→ **Task brief**:
Begin with the first line of the material and write out each line exactly, ending with the line that contains "(0,0) rectangle (601pt,-468.5pt);". Pictures are not part of the copy.
--- BEGIN Information shown ---
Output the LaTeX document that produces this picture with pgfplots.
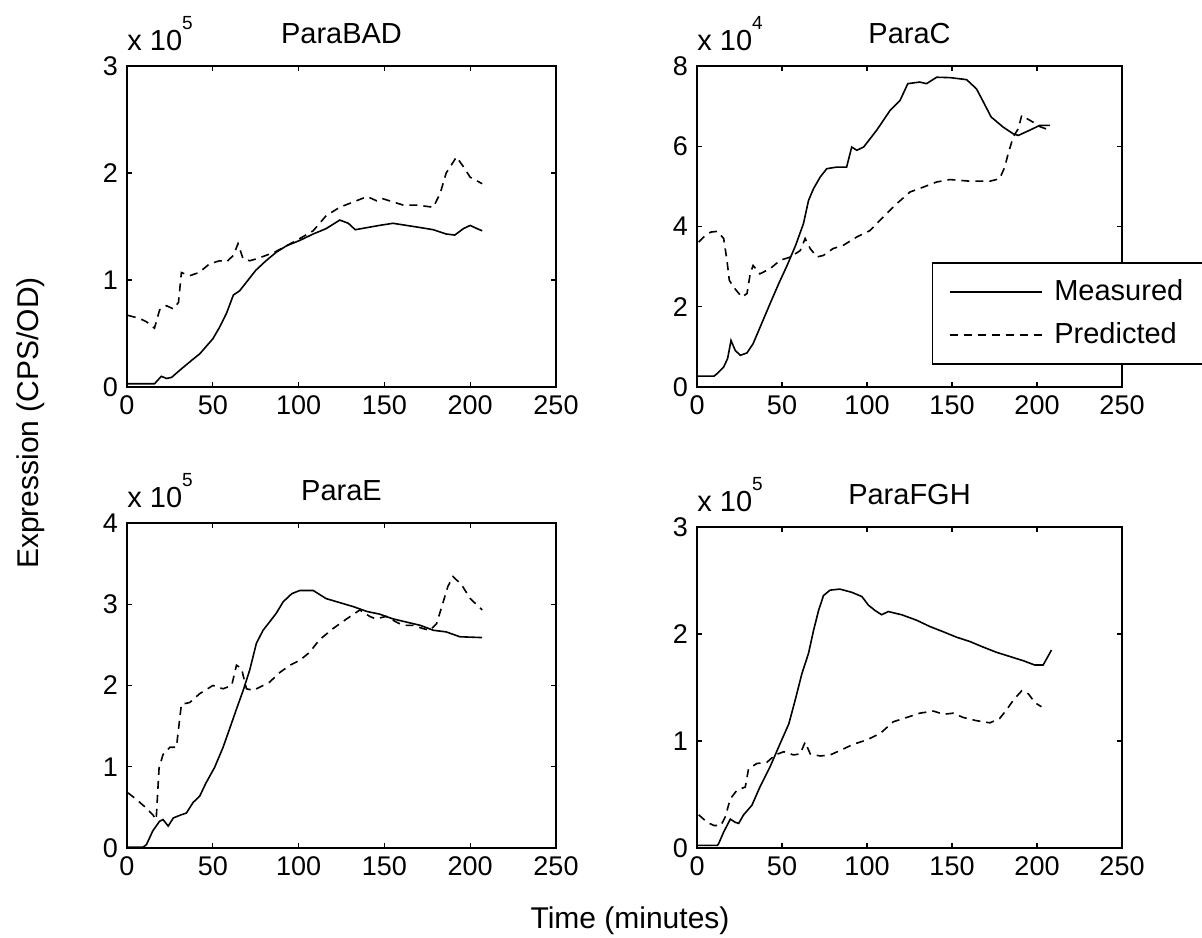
\documentclass[border=0pt]{standalone}
\usepackage{pgfplots}
\pgfplotsset{compat=1.18}
\usepackage{fontspec}
\setmainfont{Liberation Sans}

% MATLAB-like look: box, inward ticks, black lines
\pgfplotsset{
  mlab/.style={
    scale only axis,
    anchor=south west,
    xmin=0, xmax=250,
    xtick={0,50,...,250},
    tick align=inside,
    major tick length=2.5pt,
    axis line style={line width=0.7pt},
    every tick/.style={black, line width=0.6pt},
    /pgf/number format/assume math mode=true,
    ticklabel style={font=\fontsize{13.5}{16}\selectfont},
    xticklabel style={yshift=-1pt},
    yticklabel style={xshift=-1pt},
    every axis title shift=0pt,
    title style={at={(0.5,1)}, anchor=base, yshift=11.5pt, font=\fontsize{14.5}{17}\selectfont},
    clip=false,
  },
  meas/.style={black, line width=0.8pt},
  pred/.style={black, line width=0.8pt, dash pattern=on 4pt off 3pt},
}
\newcommand{\xten}[1]{x 10\raisebox{10.5pt}{\fontsize{9.5}{11}\selectfont #1}}

\begin{document}
\begin{tikzpicture}
\path[use as bounding box] (0,0) rectangle (601pt,-468.5pt);

% ParaBAD
\begin{axis}[mlab, at={(63.5pt,-193.5pt)}, width=214.5pt, height=160.5pt,
  ymin=0, ymax=3, ytick={0,1,2,3}, title={ParaBAD}]
\addplot[meas] coordinates {
(0,0.03) (16,0.03) (20,0.10) (23,0.08) (26,0.09) (31,0.16) (38.5,0.26) (42.4,0.31)
(50,0.45) (54,0.56) (58,0.69) (62,0.86) (65.7,0.90) (69.6,0.98) (75,1.09) (81,1.18)
(87,1.26) (93,1.32) (100.7,1.37) (108.5,1.43) (116,1.48) (124,1.56) (129,1.53)
(133,1.47) (140,1.49) (147,1.51) (155,1.53) (163,1.51) (171,1.49) (178.5,1.47)
(186,1.43) (191,1.42) (196,1.48) (200,1.51) (204,1.48) (207,1.46)};
\addplot[pred] coordinates {
(0.5,0.67) (7.4,0.64) (11.3,0.61) (16,0.55) (19,0.72) (23,0.76) (27,0.73) (30,0.79)
(31.7,1.07) (36.5,1.04) (42,1.07) (48,1.15) (54,1.18) (58,1.17) (62,1.23) (64.7,1.34)
(67.6,1.20) (71.5,1.18) (76,1.20) (81,1.23) (86,1.26) (93,1.32) (101,1.39) (108.5,1.46)
(116,1.60) (124,1.68) (132,1.73) (140,1.78) (145.5,1.74) (149,1.76) (155,1.73)
(161,1.70) (169,1.70) (178.5,1.68) (182.5,1.81) (186,2.00) (192,2.15) (196,2.06)
(200,1.96) (207,1.90)};
\node[anchor=base west, font=\fontsize{14.5}{17}\selectfont, inner sep=0pt]
  at ([yshift=8pt]rel axis cs:0,1) {\xten{5}};
\end{axis}

% ParaC
\begin{axis}[mlab, at={(348.5pt,-193.5pt)}, width=212.5pt, height=160.5pt,
  ymin=0, ymax=8, ytick={0,2,4,6,8}, title={ParaC},
  legend style={at={(0.553,0.389)}, anchor=north west, draw=black, line width=0.7pt,
    font=\fontsize{14.5}{17}\selectfont, inner xsep=8pt, inner ysep=6.5pt,
    row sep=5.5pt, cells={anchor=west}},
  legend image code/.code={\draw[#1] (0pt,0pt) -- (46pt,0pt); \path (50pt,0pt);}]
\addplot[meas] coordinates {
(0,0.27) (10,0.27) (11.7,0.33) (15.7,0.50) (18,0.71) (20,1.16) (22.5,0.91) (25.5,0.79)
(29.4,0.85) (33,1.08) (38,1.58) (43,2.08) (48,2.57) (53,3.03) (58,3.53) (62.6,4.07)
(65.6,4.65) (68.5,4.94) (72.4,5.23) (76.3,5.44) (82,5.48) (88,5.48) (91,5.98) (94,5.90)
(98,5.98) (105.7,6.40) (113.5,6.89) (119.4,7.14) (124,7.56) (131,7.60) (135,7.56)
(141,7.72) (149,7.71) (158.6,7.66) (164.4,7.43) (168,7.14) (173,6.73) (180,6.48)
(186,6.31) (189,6.27) (195.7,6.40) (201.6,6.52) (207.5,6.52)};
\addlegendentry{Measured}
\addplot[pred] coordinates {
(1,3.61) (4,3.74) (8,3.86) (12,3.88) (15.7,3.70) (17.6,3.16) (19,2.66) (21.5,2.49)
(26.4,2.24) (29.4,2.33) (31.3,2.82) (33,3.03) (37,2.82) (43,2.95) (49,3.16) (55,3.24)
(60.7,3.40) (63.6,3.70) (66.6,3.45) (70.5,3.24) (74.4,3.28) (80,3.45) (86,3.53)
(94,3.74) (101.8,3.90) (109.6,4.24) (117.5,4.57) (125.3,4.86) (133,4.98) (141,5.11)
(148.8,5.17) (160.5,5.13) (172.3,5.13) (178,5.19) (181,5.48) (183,5.81) (186,6.23)
(189,6.44) (191,6.77) (194,6.69) (197.7,6.60) (201.6,6.49) (207.5,6.40)};
\addlegendentry{Predicted}
\node[anchor=base west, font=\fontsize{14.5}{17}\selectfont, inner sep=0pt]
  at ([yshift=8pt]rel axis cs:0,1) {\xten{4}};
\end{axis}

% ParaE
\begin{axis}[mlab, at={(63.5pt,-424pt)}, width=214.5pt, height=162.5pt,
  ymin=0, ymax=4, ytick={0,1,2,3,4}, title={ParaE}]
\addplot[meas] coordinates {
(0,0.01) (9.3,0.01) (11.3,0.04) (15,0.21) (19,0.33) (21,0.35) (24,0.27) (27,0.37)
(31.7,0.41) (34.6,0.43) (38.5,0.56) (42.4,0.64) (46,0.80) (51,0.99) (56,1.24) (60,1.48)
(63.8,1.71) (67.7,1.94) (71.5,2.19) (75.4,2.52) (79.3,2.68) (83,2.78) (87,2.89)
(91,3.03) (96,3.13) (100.7,3.17) (108.5,3.17) (116,3.07) (124,3.02) (132,2.97)
(140,2.91) (147,2.88) (155,2.82) (163,2.78) (171,2.74) (178.5,2.68) (186,2.66)
(194,2.60) (207,2.59)};
\addplot[pred] coordinates {
(0.5,0.68) (5.4,0.60) (11.3,0.49) (15,0.41) (17,0.35) (18.7,0.99) (21,1.15) (25,1.24)
(28.8,1.24) (31.7,1.77) (36.5,1.79) (42.4,1.90) (50,2.00) (56,1.96) (61,2.00)
(63.8,2.25) (66.7,2.21) (69.6,1.96) (73.5,1.94) (77.4,1.98) (83,2.04) (89,2.16)
(95,2.25) (100.7,2.31) (106.5,2.41) (112,2.56) (120,2.70) (128,2.82) (135.7,2.93)
(141.5,2.85) (145,2.82) (151,2.85) (157,2.78) (161,2.74) (166.8,2.74) (172.6,2.70)
(176.5,2.68) (180.4,2.76) (184,3.01) (187,3.22) (190,3.34) (195,3.24) (200,3.07)
(207,2.93)};
\node[anchor=base west, font=\fontsize{14.5}{17}\selectfont, inner sep=0pt]
  at ([yshift=8pt]rel axis cs:0,1) {\xten{5}};
\end{axis}

% ParaFGH
\begin{axis}[mlab, at={(348.5pt,-424pt)}, width=212.5pt, height=160.5pt,
  ymin=0, ymax=3, ytick={0,1,2,3}, title={ParaFGH}]
\addplot[meas] coordinates {
(0,0.025) (12,0.025) (12.7,0.04) (15.7,0.15) (19.6,0.27) (22.5,0.24) (24.5,0.23)
(27.4,0.31) (32.3,0.40) (37,0.57) (43,0.76) (49,0.98) (54,1.16) (57.7,1.38) (61.7,1.63)
(65.6,1.82) (68.5,2.03) (71.5,2.22) (74.4,2.36) (78.3,2.41) (84,2.42) (91,2.39)
(97,2.35) (100.8,2.27) (104.7,2.22) (108.6,2.18) (112.5,2.21) (120.4,2.18) (129,2.13)
(137,2.07) (145,2.02) (152.7,1.97) (160.5,1.93) (168,1.88) (176,1.83) (184,1.79)
(192,1.75) (198.7,1.71) (203.6,1.71) (208.5,1.85)};
\addplot[pred] coordinates {
(1,0.31) (6,0.24) (10,0.21) (14,0.21) (16.6,0.29) (19.6,0.46) (23.5,0.54) (28.4,0.57)
(30.3,0.74) (35.2,0.79) (41,0.80) (46,0.87) (51,0.90) (56.8,0.87) (60.7,0.88)
(63.6,0.99) (66.6,0.88) (72.4,0.86) (78.3,0.87) (84,0.91) (92,0.97) (99.8,1.01)
(107.7,1.07) (115.5,1.18) (123.3,1.22) (131,1.26) (139,1.28) (145,1.25) (150.7,1.26)
(156.6,1.22) (164.4,1.19) (172.3,1.17) (178,1.21) (182,1.29) (186,1.38) (191,1.47)
(195,1.44) (198.7,1.36) (202.6,1.32)};
\node[anchor=base west, font=\fontsize{14.5}{17}\selectfont, inner sep=0pt]
  at ([yshift=8pt]rel axis cs:0,1) {\xten{5}};
\end{axis}

\node[rotate=90, font=\fontsize{15}{18}\selectfont, inner sep=0pt] at (15.5pt,-211.5pt) {Expression (CPS/OD)};
\node[anchor=base, font=\fontsize{15}{18}\selectfont, inner sep=0pt] at (315pt,-464pt) {Time (minutes)};
\end{tikzpicture}
\end{document}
--- END Information shown ---
→ **Answer to this task**:
Output the LaTeX document that produces this picture with pgfplots.
\documentclass[border=0pt]{standalone}
\usepackage{pgfplots}
\pgfplotsset{compat=1.18}
\usepackage{fontspec}
\setmainfont{Liberation Sans}

% MATLAB-like look: box, inward ticks, black lines
\pgfplotsset{
  mlab/.style={
    scale only axis,
    anchor=south west,
    xmin=0, xmax=250,
    xtick={0,50,...,250},
    tick align=inside,
    major tick length=2.5pt,
    axis line style={line width=0.7pt},
    every tick/.style={black, line width=0.6pt},
    /pgf/number format/assume math mode=true,
    ticklabel style={font=\fontsize{13.5}{16}\selectfont},
    xticklabel style={yshift=-1pt},
    yticklabel style={xshift=-1pt},
    every axis title shift=0pt,
    title style={at={(0.5,1)}, anchor=base, yshift=11.5pt, font=\fontsize{14.5}{17}\selectfont},
    clip=false,
  },
  meas/.style={black, line width=0.8pt},
  pred/.style={black, line width=0.8pt, dash pattern=on 4pt off 3pt},
}
\newcommand{\xten}[1]{x 10\raisebox{10.5pt}{\fontsize{9.5}{11}\selectfont #1}}

\begin{document}
\begin{tikzpicture}
\path[use as bounding box] (0,0) rectangle (601pt,-468.5pt);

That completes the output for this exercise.